- Died: June 18, 1994 (aged 81)
- Other names: C.S. Wang Chang Cheng-Shu Wang Chang Mrs. Chang

= Wang Chengshu =

Female Innovator in China

Wang Chengshu, also known as Cheng-Shu Wang Chang, was a Chinese physicist known for her work on the kinetic theory of gas molecules and for separation of uranium isotopes. She was elected to the Chinese Academy of Sciences in 1980.

== Early life and education ==
Chengshu was born on June 26, 1912. She graduated from Yenching University in 1934 where she received the highest grades. While teaching as an assistant lecturer from 1934 until 1937, she worked on her master's degree from Yenching University which she would earn in 1936. From 1938 until 1939, Chengshu taught at Xiangya Medical College. She moved to the University of Michigan in 1941 where she studied with George Uhlenbeck. She earned her doctorate from the University of Michigan in 1944. While at Michigan she was a Barbour Scholar, a program designed to support students from Asia and the Middle East.

== Career ==
Chengshu would remain in Michigan for the ten years following her Ph.D. During this time she spent two periods at the Institute for Advanced Study in Princeton, NJ, 1945 to 1946 and 1948 to 1949. She returned to China in 1956 where she worked at the Institute of Modern Physics of the Chinese Academy of Sciences while concurrently serving as a professor at Peking University. In 1958, she was transferred to the thermonuclear fusion Laboratory of the Institute of Atomic Energy to do theoretical work, and in 1959, she was assigned to the Soviet Atomic Energy Research Institute. From 1964 until 1978 she worked at the Third Research Institute of the Second Ministry of Machinery Industry.
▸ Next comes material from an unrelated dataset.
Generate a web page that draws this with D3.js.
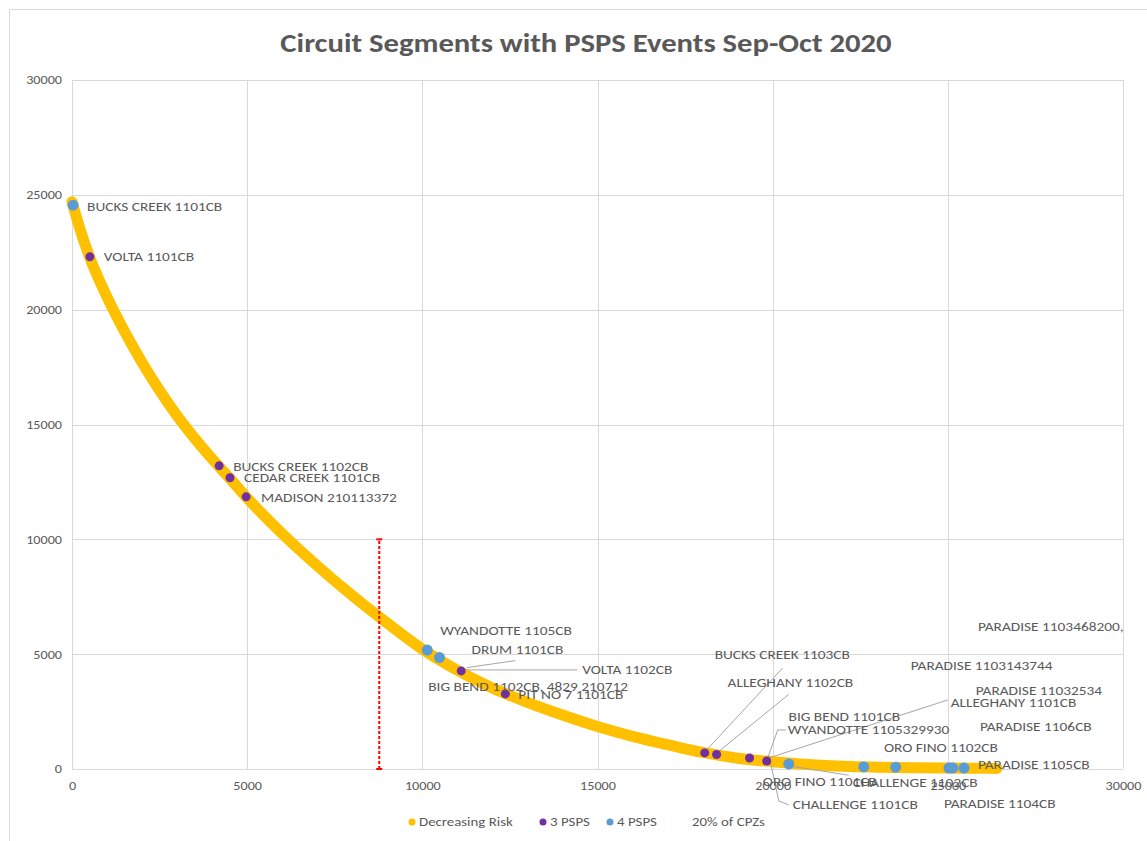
<!DOCTYPE html>
<html>
<head>
<meta charset="utf-8">
<script src="https://cdn.jsdelivr.net/npm/d3@7"></script>
<style>
  body { margin: 0; background: #fff; }
  text { font-family: Carlito, Calibri, "Open Sans", sans-serif; fill: #595959; }
</style>
</head>
<body>
<svg id="chart" width="1147" height="841"></svg>
<script>
// ---- data ----
const riskX = [0, 250, 500, 1000, 1500, 2000, 2500, 3000, 3500, 4000, 4500, 5000, 6000, 7000, 8000, 9000,
               10000, 11000, 12000, 13000, 14000, 15000, 16000, 17000, 18000, 19000, 20000, 21000, 22000,
               23000, 24000, 25000, 26000, 26400];
const riskY = [24700, 23400, 22300, 20550, 19050, 17700, 16480, 15380, 14400, 13500, 12660, 11800, 10250, 8850, 7550, 6350,
               5220, 4300, 3530, 2900, 2350, 1850, 1420, 1060, 720, 470, 320, 200, 120,
               80, 55, 40, 30, 25];

const psps3X = [510, 4200, 4510, 4970, 11110, 12370, 18060, 18400, 19340, 19830];
const psps3Y = [22300, 13200, 12680, 11850, 4270, 3270, 700, 630, 480, 350];

const psps4X = [30, 10140, 10490, 20460, 22600, 23510, 25030, 25140, 25460];
const psps4Y = [24550, 5180, 4850, 220, 90, 80, 40, 40, 40];

const cpzX = 8770;       // 20% of CPZs
const cpzY = [0, 10000];

const xTicks = [0, 5000, 10000, 15000, 20000, 25000, 30000];
const yTicks = [0, 5000, 10000, 15000, 20000, 25000, 30000];

const seriesNames = ["Decreasing Risk", "3 PSPS", "4 PSPS", "20% of CPZs"];
const seriesColors = ["#FFC000", "#7030A0", "#5B9BD5", "#FF0000"];

// data labels: which point, and where the text sits relative to it (px)
const labels = [
  {t: "BUCKS CREEK 1101CB", s: 4, i: 0, dx: 14, dy: 1},
  {t: "VOLTA 1101CB", s: 3, i: 0, dx: 14, dy: 0},
  {t: "BUCKS CREEK 1102CB", s: 3, i: 1, dx: 14, dy: 1},
  {t: "CEDAR CREEK 1101CB", s: 3, i: 2, dx: 14, dy: 0},
  {t: "MADISON 210113372", s: 3, i: 3, dx: 15, dy: 1},
  {t: "WYANDOTTE 1105CB", s: 4, i: 1, dx: 13, dy: -20},
  {t: "DRUM 1101CB", s: 4, i: 2, dx: 32, dy: -8, lead: [[27, 10], [76, 3]]},
  {t: "VOLTA 1102CB", s: 3, i: 4, dx: 121, dy: -1, lead: [[5, -1], [116, -1]]},
  {t: "BIG BEND 1102CB, 4829 210712", s: 3, i: 4, dx: -33, dy: 16},
  {t: "PIT NO 7 1101CB", s: 3, i: 5, dx: 13, dy: 1},
  {t: "BUCKS CREEK 1103CB", s: 3, i: 6, dx: 10, dy: -98, lead: [[2, -3], [78, -85]]},
  {t: "ALLEGHANY 1102CB", s: 3, i: 7, dx: 11, dy: -72, lead: [[2, -3], [72, -60]]},
  {t: "BIG BEND 1101CB", s: 3, i: 8, dx: 39, dy: -41},
  {t: "WYANDOTTE 1105329930", s: 3, i: 9, dx: 21, dy: -31, lead: [[1, -3], [11, -31], [19, -31]]},
  {t: "ALLEGHANY 1101CB", s: 3, i: 9, dx: 184, dy: -58, lead: [[2, -3], [181, -61]]},
  {t: "ORO FINO 1101CB", s: 4, i: 3, dx: -26, dy: 18},
  {t: "CHALLENGE 1101CB", s: 4, i: 3, dx: 4, dy: 41, lead: [[-18, 0], [-10, 37], [0, 41]]},
  {t: "CHALLENGE 1102CB", s: 4, i: 5, dx: -43, dy: 15, lead: [[-105, -1], [-47, 8]]},
  {t: "ORO FINO 1102CB", s: 4, i: 6, dx: -65, dy: -21},
  {t: "PARADISE 1104CB", s: 4, i: 6, dx: -5, dy: 35},
  {t: "PARADISE 1103143744", s: 4, i: 7, dx: -42, dy: -103},
  {t: "PARADISE 11032534", s: 4, i: 7, dx: 23, dy: -78},
  {t: "PARADISE 1105CB", s: 4, i: 8, dx: 14, dy: -4},
  {t: "PARADISE 1106CB", s: 4, i: 8, dx: 16, dy: -42},
  {t: "PARADISE 1103468200,", s: 4, i: 8, dx: 14, dy: -142}
];

// ---- layout ----
const svg = d3.select("#chart");
const plot = {left: 72, right: 1123, top: 80, bottom: 769};
const stretch = 1.18;   // the source picture is a bit wide

const x = d3.scaleLinear().domain([0, 30000]).range([plot.left, plot.right]);
const y = d3.scaleLinear().domain([0, 30000]).range([plot.bottom, plot.top]);

// outer chart border
svg.append("rect")
  .attr("x", 9.5).attr("y", 9.5)
  .attr("width", 1160).attr("height", 860)
  .attr("fill", "none").attr("stroke", "#d9d9d9");

// title
svg.append("text")
  .attr("transform", `translate(586,52) scale(${stretch},1)`)
  .attr("text-anchor", "middle")
  .style("font-size", "26px").style("font-weight", "bold")
  .text("Circuit Segments with PSPS Events Sep-Oct 2020");

// gridlines
svg.append("g").selectAll("line.gx").data(xTicks).join("line")
  .attr("x1", d => Math.round(x(d)) + 0.5).attr("x2", d => Math.round(x(d)) + 0.5)
  .attr("y1", plot.top).attr("y2", plot.bottom)
  .attr("stroke", "#d9d9d9");
svg.append("g").selectAll("line.gy").data(yTicks).join("line")
  .attr("y1", d => Math.round(y(d)) + 0.5).attr("y2", d => Math.round(y(d)) + 0.5)
  .attr("x1", plot.left).attr("x2", plot.right)
  .attr("stroke", "#d9d9d9");

// axes (labels only, Excel style)
const xAxis = svg.append("g")
  .attr("transform", `translate(0,${plot.bottom + 9})`)
  .call(d3.axisBottom(x).tickValues(xTicks).tickSize(0).tickFormat(d3.format("d")));
const yAxis = svg.append("g")
  .attr("transform", `translate(${plot.left - 10},0)`)
  .call(d3.axisLeft(y).tickValues(yTicks).tickSize(0).tickPadding(0).tickFormat(d3.format("d")));
[xAxis, yAxis].forEach(a => {
  a.select(".domain").remove();
  a.selectAll("text").style("font-size", "12px").attr("fill", "#595959")
    .attr("transform", `scale(${stretch},1)`)
    .style("font-family", 'Carlito, Calibri, "Open Sans", sans-serif');
});

// decreasing risk series
const risk = riskX.map((v, k) => ({x: v, y: riskY[k]}));
const line = d3.line().x(d => x(d.x)).y(d => y(d.y)).curve(d3.curveMonotoneX);
svg.append("path")
  .datum(risk)
  .attr("d", line)
  .attr("fill", "none")
  .attr("stroke", seriesColors[0])
  .attr("stroke-width", 11)
  .attr("stroke-linecap", "round")
  .attr("stroke-linejoin", "round");

// 20% of CPZs marker line
svg.append("line")
  .attr("x1", x(cpzX)).attr("x2", x(cpzX))
  .attr("y1", y(cpzY[0])).attr("y2", y(cpzY[1]))
  .attr("stroke", seriesColors[3]).attr("stroke-width", 2)
  .attr("stroke-dasharray", "3,2");
svg.selectAll("line.cap").data(cpzY).join("line")
  .attr("x1", x(cpzX) - 3).attr("x2", x(cpzX) + 3)
  .attr("y1", d => y(d)).attr("y2", d => y(d))
  .attr("stroke", seriesColors[3]).attr("stroke-width", 2);

// leader lines
const pts = {3: psps3X.map((v, k) => [x(v), y(psps3Y[k])]),
             4: psps4X.map((v, k) => [x(v), y(psps4Y[k])])};
svg.append("g").selectAll("polyline")
  .data(labels.filter(d => d.lead))
  .join("polyline")
  .attr("points", d => d.lead.map(p => [pts[d.s][d.i][0] + p[0], pts[d.s][d.i][1] + p[1]].join(",")).join(" "))
  .attr("fill", "none")
  .attr("stroke", "#a6a6a6")
  .attr("stroke-width", 1);

// PSPS points
svg.append("g").selectAll("circle")
  .data(pts[3]).join("circle")
  .attr("cx", d => d[0]).attr("cy", d => d[1]).attr("r", 4.5)
  .attr("fill", seriesColors[1]);
svg.append("g").selectAll("circle")
  .data(pts[4]).join("circle")
  .attr("cx", d => d[0]).attr("cy", d => d[1]).attr("r", 5.5)
  .attr("fill", seriesColors[2]);

// data labels
svg.append("g").selectAll("text")
  .data(labels).join("text")
  .attr("transform", d => `translate(${pts[d.s][d.i][0] + d.dx},${pts[d.s][d.i][1] + d.dy + 4.5}) scale(${stretch},1)`)
  .style("font-size", "13px")
  .text(d => d.t);

// legend
const legendX = [412, 543, 610, 692];
const legend = svg.append("g");
seriesNames.forEach((name, k) => {
  if (k < 3) {
    legend.append("circle")
      .attr("cx", legendX[k]).attr("cy", 822).attr("r", 3.5)
      .attr("fill", seriesColors[k]);
  }
  legend.append("text")
    .attr("transform", `translate(${k < 3 ? legendX[k] + 7 : legendX[k]},826) scale(${stretch},1)`)
    .style("font-size", "12.6px")
    .text(name);
});
</script>
</body>
</html>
In 1978 she was named a professor at Qinghua University and she served as a researcher of the Ministry of Nuclear Industry until 1986.
== Research ==
During her time in the United States, Chengshu mainly engaged in the study of kinetic theory of gas molecules. In 1948, she discovered an error in the Burnett equations, which was later corrected. She was the first to calculate the eigenvalue for solving the Boltzmann equation, and developed the generalized Boltzmann equation for polyatomic gases, which resulted in it being called the Wang-Chang-Uhlenbeck ("WCU") equation.

Upon returning to China in 1958 she began working on the theory of uranium isotope separation, and ultimately laid the foundation for the research of controlled nuclear fusion reactions and plasma physics in China. After 1961, she began to do uranium isotope separation work which ultimately led to the production of enriched uranium. In 1964 China launched its first atomic bomb, and Chengshu was hailed by Mao Zedong as a female hero due to her role in this test.

== Personal life ==
She married the physicist Zhang Wenyu in 1939.

== Death ==
Chengshu died on June 18, 1994.

== Selected publications ==
- Wang Chang, C. S. (1951). "Transport phenomena in polyatomic gases"
  - later published as Wang, C. S. (1964). "The heat conductivity and viscosity of poly-atomic gases"
- Wang Chang, C.S. (1964). "The Heat Conductivity and Viscosity of Poly-Atomic Gases"
- Chang, Chʻêng-shu Wang (1970). "The Kinetic Theory of Gases"
- Ying, Chuntong (1994). "气体运动论 : 王承书论文选集 / Qi ti yun dong lun (Kinetic theory of gases)"

== Honors and awards ==
Chengshu was elected to the Chinese Academy of Sciences in 1980.